Estas características garantem um exame mais confiável e eficiente, garantindo a qualidade dos resultados obtidos e a isonomia entre os participantes. Além disso, a adoção da TRI no ENEM permitiu a comparabilidade entre os resultados de respondentes submetidos a provas ou a edições diferentes do exame. Esta comparabilidade pode ser útil, por exemplo, para avaliar novas metodologias de ensino ou o comportamento de uma política pública adotada, ao longo dos anos.

Os cálculos que envolvem o índice de dificuldade dos itens permitem avaliar pontos críticos de aprendizagem que devem ser considerados no ensino do conteúdo. O alto valor para este índice indica que o assunto ao qual ele se refere deve ser cuidadosamente abordado pelos professores, que devem repensar suas práticas de ensino, muitas das vezes tradicional.

Já a análise da discriminação permite selecionar os itens que possuem maior competência em classificar os respondentes por nível de proficiência. Embora não seja um aspecto comum a ser analisado em sala de aula, é um componente essencial nas avaliações competitivas, que visam identificar os respondentes com maior grau de conhecimento em determinada área, como olimpíadas de conhecimento ou exames vestibulares.

A análise do conteúdo dos itens, por sua vez, pode auxiliar os professores de e que ensinam Matemática a enxergarem as dificuldades pedagógicas dos estudantes, apontando possíveis lacunas existentes na aprendizagem da disciplina. Além disso, permite aos docentes avaliarem se as metodologias de ensino por eles adotadas tem sido eficazes.
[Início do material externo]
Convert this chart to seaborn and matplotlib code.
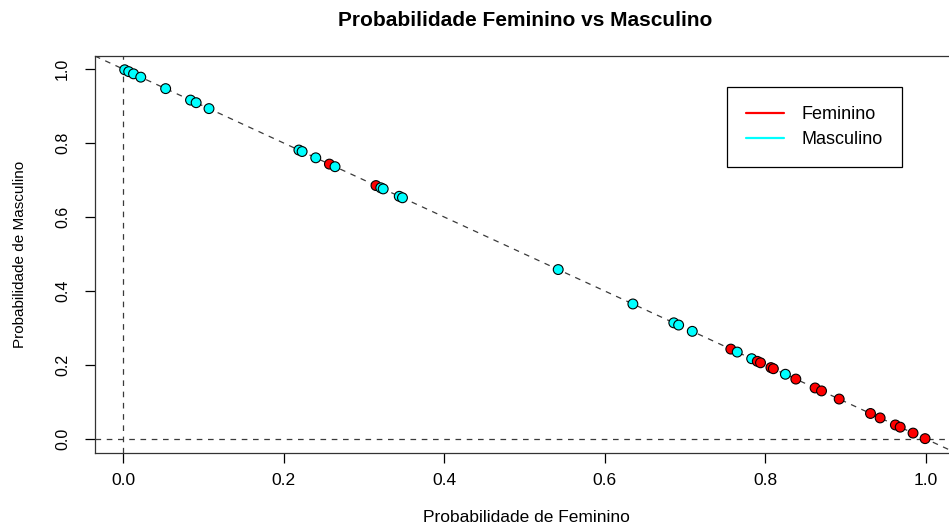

Como meio de exemplificar a aplicação dessas técnicas de análises de itens, este trabalho se propôs a analisar a qualidade de 11 itens referentes às Medidas de Tendência Central que estiveram presentes no ENEM de 2016 a 2018. Embora introdutório, espera-se que os resultados obtidos possam esclarecer alguns conceitos da psicometria e auxiliar os professores de Matemática no que se refere ao ensino de destes tópicos da estatística na educação básica. Também espera-se que este trabalho sirva como um instrumento de difusão dessas técnicas na análise da qualidade de itens, em todas as áreas do conhecimento.